In a hyperbola, vertices are key points that determine its shape and orientation. For hyperbolas centered at the origin, the vertices are aligned along the transverse axis. In the given exercise, the vertices are at \((0, \pm 2)\), indicating a vertical transverse axis since these points lie along the y-axis. The transverse axis is crucial because it defines the length and direction of the spread of the hyperbola. Hence, you can picture the hyperbola opening upward and downward.

The distance from the center \((0, 0)\) to each vertex is denoted by \( a \). In this case, the distance is 2, therefore \( a = 2 \). Consequently, you square this distance to get \( a^2 = 4 \), which will be used in the standard equation of the hyperbola. Recognizing the position of the vertices helps identify the direction the hyperbola opens, and it is a vital step when deriving the equation.

Asymptotes are lines that a hyperbola approaches but never actually touches. They provide a structural framework that helps sketch the hyperbola's arms as they extend infinitely. For hyperbolas with vertical transverse axes, their equations take the form \( y = \pm \frac{a}{b} x \). Understanding this relationship is key to finding the value of \( b \) when given the slope of the asymptotes.

In the exercise, the asymptotes are given as \( y = \pm \frac{1}{2} x \). Comparing these with the general form, it's clear that \( \frac{a}{b} = \frac{1}{2} \). Since \( a \) was previously determined to be 2, you can find \( b \) by solving \( \frac{2}{b} = \frac{1}{2} \). Thus, \( b = 4 \) and \( b^2 = 16 \). Asymptotes serve as a guide for the hyperbola's orientation in space, ensuring that the curve nestles between them but never converges fully.

The standard form equation of a hyperbola is pivotal to understanding its structure and behavior. The equation lays out the core parameters that shape the hyperbola. Generally, for hyperbolas centered at the origin, the form is either \( \frac{x^2}{a^2} - \frac{y^2}{b^2} = 1 \) or \( \frac{y^2}{a^2} - \frac{x^2}{b^2} = 1 \), depending on which axis the transverse course takes.

In this problem, since the vertices were aligned vertically, the appropriate form was \( \frac{y^2}{a^2} - \frac{x^2}{b^2} = 1 \).
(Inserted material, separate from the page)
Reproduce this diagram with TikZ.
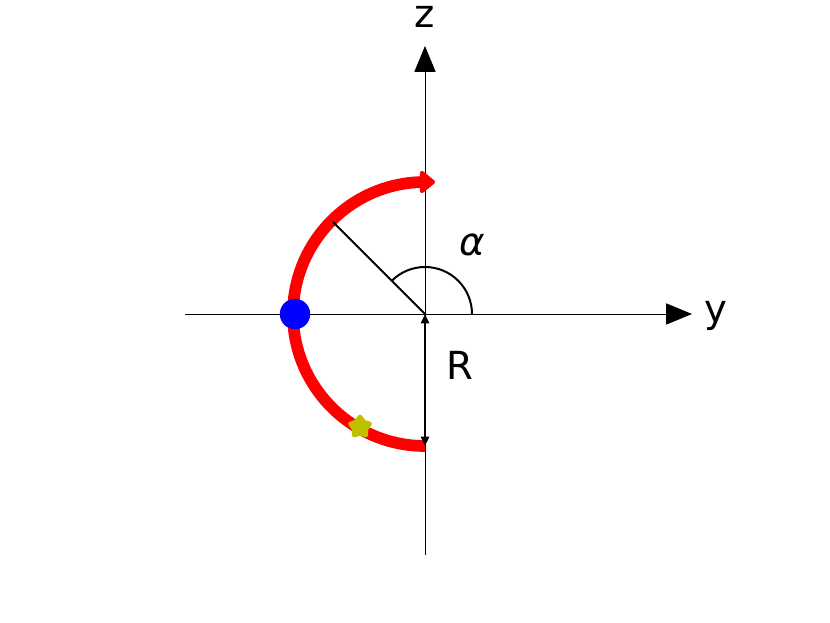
\documentclass[tikz,border=0pt]{standalone}
\usepackage{fontspec}
\setmainfont{DejaVu Sans}
\usetikzlibrary{arrows.meta, shapes.geometric}
\definecolor{starcol}{rgb}{0.75,0.75,0}

\begin{document}
\begin{tikzpicture}[x=0.03cm, y=-0.03cm,
axis/.style={-{Triangle[length=22pt, width=18pt]}, line width=0.8pt},
path/.style={red, line width=10pt, -{Triangle[length=14pt, width=22pt, round]}},
label/.style={font=\fontsize{33}{40}\selectfont, inner sep=0pt}]

\useasboundingbox (0,0) rectangle (830,623);

% axes
\coordinate (o) at (425,314);
\coordinate (yl) at (185,314);
\coordinate (yr) at (692,314);
\coordinate (zb) at (425,555);
\coordinate (zt) at (425,46);
\draw[axis] (yl) -- (yr);
\draw[axis] (zb) -- (zt);
\node[label] (ylab) at (716,316) {y};
\node[label] (zlab) at (425,17) {z};

% path
\draw[path] (425,446) arc[start angle=90, end angle=270, radius=132] -- ++(10,0);

% radius and angle
\coordinate (rp) at (333,222);
\draw[line width=1.7pt] (o) -- (rp);
\draw[line width=1.7pt] (472,314) arc[start angle=0, end angle=-135, radius=47];
\node[label] (alpha) at (472,245) {\itshape α};
\coordinate (rb) at (425,446);
\draw[line width=1.7pt, {Triangle[length=8pt, width=7pt]}-{Triangle[length=8pt, width=7pt]}] (o) -- (rb);
\node[label] (rlab) at (460,365) {R};

% markers
\node[circle, fill=blue, minimum size=26pt, inner sep=0pt] (dot) at (295,314) {};
\node[star, star points=5, star point ratio=1.6, fill=starcol, draw=starcol, line join=round, line width=4pt, minimum size=17pt, inner sep=0pt] (mark) at (360,427) {};
\end{tikzpicture}
\end{document}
Plugging in the values calculated earlier, where \( a^2 = 4 \) and \( b^2 = 16 \), gives us the specific equation \( \frac{y^2}{4} - \frac{x^2}{16} = 1 \). This equation fully describes the hyperbola, allowing for visualization and further analysis. It defines the hyperbola's opening direction, the distance between its branches, and how it interacts with the asymptotes.